Preto no Branco – uma crônica vital
Foto: Adams Carvalho/Reprodução
Nasci em São Paulo, filho de uma jornalista e um escritor, de classe média alta, branco. Na vila em que morei até os catorze anos, no Itaim Bibi, não havia um único morador negro. Aos dois anos fui para a pré-escola, onde não havia um aluno negro. Nem professor. No ensino fundamental, mudei para um colégio maior. Entre os mil alunos, não havia um negro. Nem professor. Tampouco havia aluno ou professor negro nas minhas classes do ensino médio.
Minha mãe não tinha um amigo negro. Meu pai não tinha um amigo negro. Nos almoços de domingo da família da minha mãe ou do meu pai, nas festas de natal ou réveillon, nem meu avô nem a minha avó nem qualquer dos meus dez tios e tias jamais apareceram com um amigo negro. Eu só fui ter um amigo negro, que segue até hoje sendo meu único amigo negro, aos dezesseis anos. (A mãe dele era uma artista plástica argentina, branca).
Em quase um quarto de século na labuta como escritor e roteirista, nunca trabalhei com um editor negro, um diretor negro, um roteirista negro. Nunca tive um chefe negro. Nunca recebi uma ordem de um negro. Nunca fui atendido por um médico negro, um dentista negro, um advogado negro, um psicanalista negro, nunca contratei os serviços de um arquiteto negro, um engenheiro negro, um designer negro. Nos restaurantes que eu frequento é extremamente raro encontrar pelas mesas um cliente negro.
No apartamento em que eu moro há cinco anos nunca entrou uma pessoa negra que não fosse funcionária. Não lembro de haver cruzado no elevador do prédio com qualquer negro que não estivesse a serviço. (Até bem poucos anos estas pessoas negras estavam proibidas de entrar no mesmo elevador que eu).
Na adolescência, na pista de dança de uma festa, havia um garoto negro com cabelo black-power. Era o único negro, ali. Sem pedir licença, apalpei suas madeixas. Ele ficou profundamente ofendido e irritado. Levei uma década para entender porque.

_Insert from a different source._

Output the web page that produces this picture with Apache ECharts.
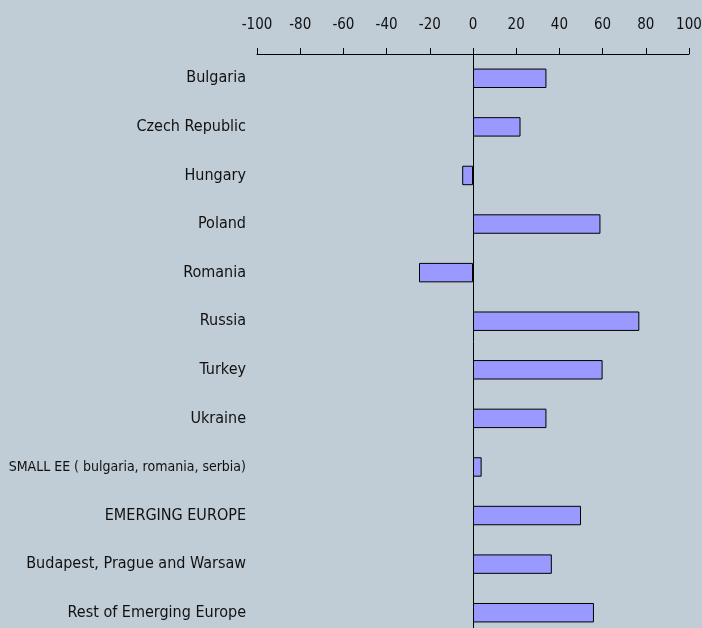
<!DOCTYPE html>
<html>
<head>
<meta charset="utf-8">
<script src="https://cdn.jsdelivr.net/npm/echarts@6/dist/echarts.min.js"></script>
<style>
  html, body { margin: 0; padding: 0; background: #C0CCD6; }
  #chart { width: 702px; height: 628px; }
</style>
</head>
<body>
<div id="chart"></div>
<script>
// Regions, listed top to bottom
const categories = [
  'Bulgaria',
  'Czech Republic',
  'Hungary',
  'Poland',
  'Romania',
  'Russia',
  'Turkey',
  'Ukraine',
  'SMALL EE ( bulgaria, romania, serbia)',
  'EMERGING EUROPE',
  'Budapest, Prague and Warsaw',
  'Rest of Emerging Europe'
];
// Values per region
const values = [34, 22, -5, 59, -25, 77, 60, 34, 4, 50, 36.5, 56];
// Value axis range
const axisMin = -100;
const axisMax = 100;
const axisStep = 20;

const FONT = "'Liberation Sans Narrow', 'Arial Narrow', 'DejaVu Sans Condensed', sans-serif";

// Long names get a slightly smaller size so they fit left of the plot
const labelFormatter = (v) => (v.length > 30 ? '{s|' + v + '}' : v);

const chart = echarts.init(document.getElementById('chart'), null, { renderer: 'canvas' });
chart.setOption({
  backgroundColor: '#C0CCD6',
  animation: false,
  grid: { left: 257, right: 13, top: 54, height: 583, containLabel: false, outerBoundsMode: 'none' },
  xAxis: {
    type: 'value',
    position: 'top',
    min: axisMin,
    max: axisMax,
    interval: axisStep,
    axisLine: { show: true, lineStyle: { color: '#000', width: 1 } },
    axisTick: { show: true, inside: false, length: 6, lineStyle: { color: '#000', width: 1 } },
    splitLine: { show: false },
    axisLabel: { margin: 21, color: '#111', fontSize: 15, fontFamily: FONT }
  },
  yAxis: {
    type: 'category',
    inverse: true,
    data: categories,
    axisLine: { show: false },
    axisTick: { show: false },
    splitLine: { show: false },
    axisLabel: {
      margin: 11, color: '#111', fontSize: 16, fontFamily: FONT,
      formatter: labelFormatter,
      rich: { s: { fontSize: 14, fontFamily: FONT, color: '#111' } }
    }
  },
  series: [{
    type: 'bar',
    data: values,
    barWidth: '40%',
    itemStyle: { color: '#9999FF', borderColor: '#000', borderWidth: 1 },
    markLine: {
      silent: true,
      symbol: 'none',
      label: { show: false },
      lineStyle: { color: '#000', width: 1, type: 'solid' },
      data: [{ xAxis: 0 }]
    }
  }]
});
</script>
</body>
</html>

Pouco tempo atrás, quando minha filha tinha cinco anos, me perguntou por que a maioria das babás era negra. Se eu falasse a verdade, seria: “porque, filhota, durante mais de trezentos anos, nós, os brancos, trazíamos negros acorrentados da África e os vendíamos e comprávamos para usá-los como escravos. E depois que eles foram libertos, criamos uma série de entraves legais e paralegais para garantir que a esmagadora maioria deles nunca tivesse condições de se tornar médicos, engenheiros, professores, psicólogos, físicos. Por isso que o Darcy Ribeiro dizia que o Brasil era uma “máquina de moer gente”. E ainda tem quem diga que o Brasil é um país ineficiente. Agora dorme, filhota?”.
Claro que eu não disse disso. Eu saí pela tangente: “Não é verdade. Existem muitos negros e negras em outras profissões”. Na classe da minha filha não tem nenhum aluno negro. Na classe do meu filho não tem nenhum aluno negro. Na escola dos meus filhos tem um único professor negro, de capoeira. A babá que me ajuda a criar os meus filhos é negra.
Aí, quando um PM pisa no pescoço de uma mulher negra, quando um PM sufoca um motoboy negro, quando PMs encurralam centenas de meninos e meninas negros em becos de Paraisópolis, causando mortes por pisoteamento, quando, em duas semanas de maio de 2006, a PM paulista mata mais negros do que o número total de mortos durante 20 anos de ditadura, quando lemos as estatísticas informando que a cada 23 minutos um jovem negro é assassinado no Brasil, nós, brancos, como que despertando de um transe profundo de cinco séculos, levamos as mãos à cabeça: como isso foi possível?! Oh! Como?!